Cross sections and low temperature rate coefficients for the H + CH+ reaction: a quasiclassical trajectory study

Abstract

The H + CH⁺ reaction is studied by quasiclassical trajectory (QCT) calculations, along with phase space theory (PST) and quantum rigid rotor calculations, employing a global single-valued potential energy surface recently derived by our group. We report QCT total cross sections for each of the three channels, for low collision energies and different reactant rotational quantum numbers. At the lowest collision energies, all cross sections exhibit a capture-like behaviour, as expected from a barrierless reaction. At higher energies, there are important dynamical effects coming from the opening of new channels in the inelastic and reactive exchange collisions. The inelastic cross sections turn out to largely increase, while the reactive abstraction cross sections are declining faster than predicted by the capture theory. A large value of the reactant rotational quantum number tends to suppress these dynamical effects.
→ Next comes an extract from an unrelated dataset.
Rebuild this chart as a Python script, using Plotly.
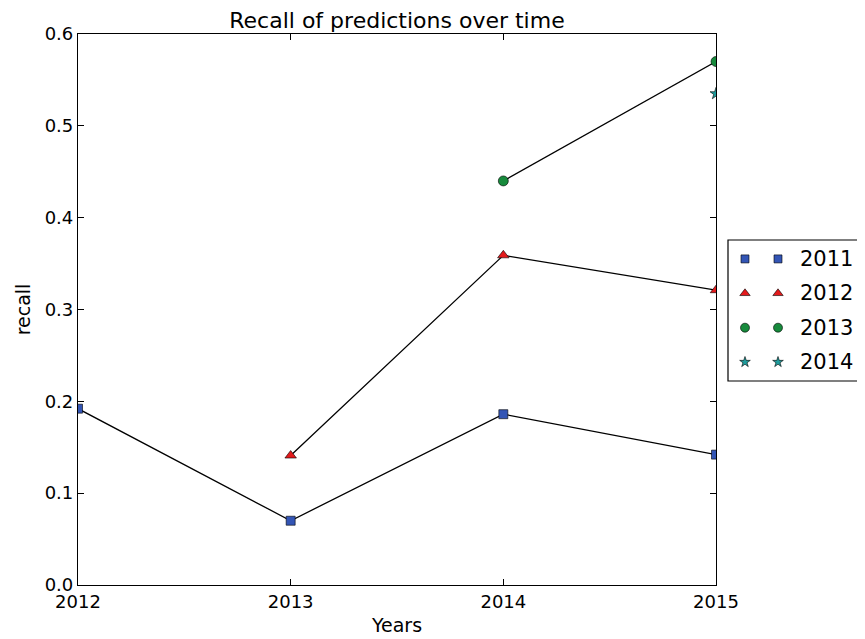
import plotly.graph_objects as go

years = [2012, 2013, 2014, 2015]
series_names = ["2011", "2012", "2013", "2014"]
recall_2011 = [0.192, 0.070, 0.186, 0.142]
recall_2012 = [None, 0.141, 0.359, 0.321]
recall_2013 = [None, None, 0.440, 0.570]
recall_2014 = [None, None, None, 0.535]
all_values = [recall_2011, recall_2012, recall_2013, recall_2014]

colors = ["#3355b5", "#e31a1c", "#178a3c", "#1f9c9c"]
symbols = ["square", "triangle-up", "circle", "star"]
sizes = [9, 10, 10, 9]
leg_sizes = [8, 9, 9, 8]

FONT = "DejaVu Sans, Verdana, sans-serif"
OFF = 8  # page body offset
fig = go.Figure()

for name, vals, c, s, sz in zip(series_names, all_values, colors, symbols, sizes):
    xs = [x for x, v in zip(years, vals) if v is not None]
    ys = [v for v in vals if v is not None]
    fig.add_trace(go.Scatter(
        x=xs, y=ys, mode="lines+markers", name=name, showlegend=False,
        line=dict(color="black", width=1.3),
        marker=dict(color=c, symbol=s, size=sz, line=dict(color="black", width=0.6)),
        cliponaxis=True,
    ))

W, H = 865 - OFF, 639 - OFF
L, T, B = 78 - OFF, 34 - OFF, 54
PW = W - L  # paper width (r=0)
PH = H - T - B
main_dom = 638 / PW
lx0 = (728 - 78) / PW
ly0 = (585 - 381) / PH
ly1 = (585 - 240) / PH

# custom legend (two markers per entry, matplotlib style) on an auxiliary axis
leg_y = [3, 2, 1, 0]
annotations = []
for name, c, s, sz, ly in zip(series_names, colors, symbols, leg_sizes, leg_y):
    fig.add_trace(go.Scatter(
        x=[0.124, 0.365], y=[ly, ly], mode="markers", xaxis="x2", yaxis="y2",
        showlegend=False, hoverinfo="skip",
        marker=dict(color=c, symbol=s, size=sz, line=dict(color="black", width=0.6)),
    ))
    annotations.append(dict(x=0.51, y=ly, xref="x2", yref="y2", text=name, showarrow=False,
                            xanchor="left", yanchor="middle",
                            font=dict(family=FONT, size=21, color="black")))

fig.update_layout(
    width=W, height=H, autosize=False,
    margin=dict(l=L, r=0, t=T, b=B, autoexpand=False),
    paper_bgcolor="white", plot_bgcolor="white",
    font=dict(family=FONT, color="black", size=16),
    title=dict(text="Recall of predictions over time", x=(78 + 319 - OFF) / W, xanchor="center",
               y=1 - (20 - OFF) / H, yanchor="middle", font=dict(size=22)),
    xaxis=dict(domain=[0, main_dom], range=[2012, 2015], dtick=1, tick0=2012,
               showgrid=False, zeroline=False, showline=True, linecolor="black", linewidth=1.2,
               mirror="ticks", ticks="inside", ticklen=6, tickcolor="black", automargin=False,
               title=dict(text="Years", standoff=7, font=dict(size=19)), tickfont=dict(size=18)),
    yaxis=dict(range=[0, 0.6], dtick=0.1, tickformat=".1f", automargin=False,
               showgrid=False, zeroline=False, showline=True, linecolor="black", linewidth=1.2,
               mirror="ticks", ticks="inside", ticklen=6, tickcolor="black",
               title=dict(text="recall", standoff=9, font=dict(size=19)), tickfont=dict(size=18)),
    xaxis2=dict(domain=[lx0, 1.0], range=[0, 1], visible=False, anchor="y2", fixedrange=True),
    yaxis2=dict(domain=[ly0, ly1], range=[-0.55, 3.55],
                visible=False, anchor="x2", fixedrange=True),
    annotations=annotations,
    shapes=[dict(type="rect", xref="paper", yref="paper",
                 x0=lx0, x1=1.02, y0=ly0, y1=ly1,
                 line=dict(color="black", width=1.2), fillcolor="rgba(0,0,0,0)")],
)

fig.write_html("out.html")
The QCT rate coefficients are reported for a temperature range from 1–700 K. Below 20 K, the abstraction and exchange QCT rate coefficients are almost constant, as predicted by the capture theory. Above this temperature, the abstraction rate coefficient declines, while the exchange and inelastic rate coefficients are increasing, due to the opening of new channels. A good agreement is observed between the experimental abstraction rate coefficient and the QCT and PST ones. The QCT inelastic results are also compared with those obtained from rigid rotor close coupling (CCRR) calculations in order to check the ability of this approach to provide a reliable estimate of the inelastic rate coefficients for a reactive system without a barrier. The laws of variation as a function of temperature are found to be very similar and the curves are parallel above 20 K. However, reaction is not allowed in the rigid rotor approximation, therefore the CCRR results are about twice as large as their QCT counterparts.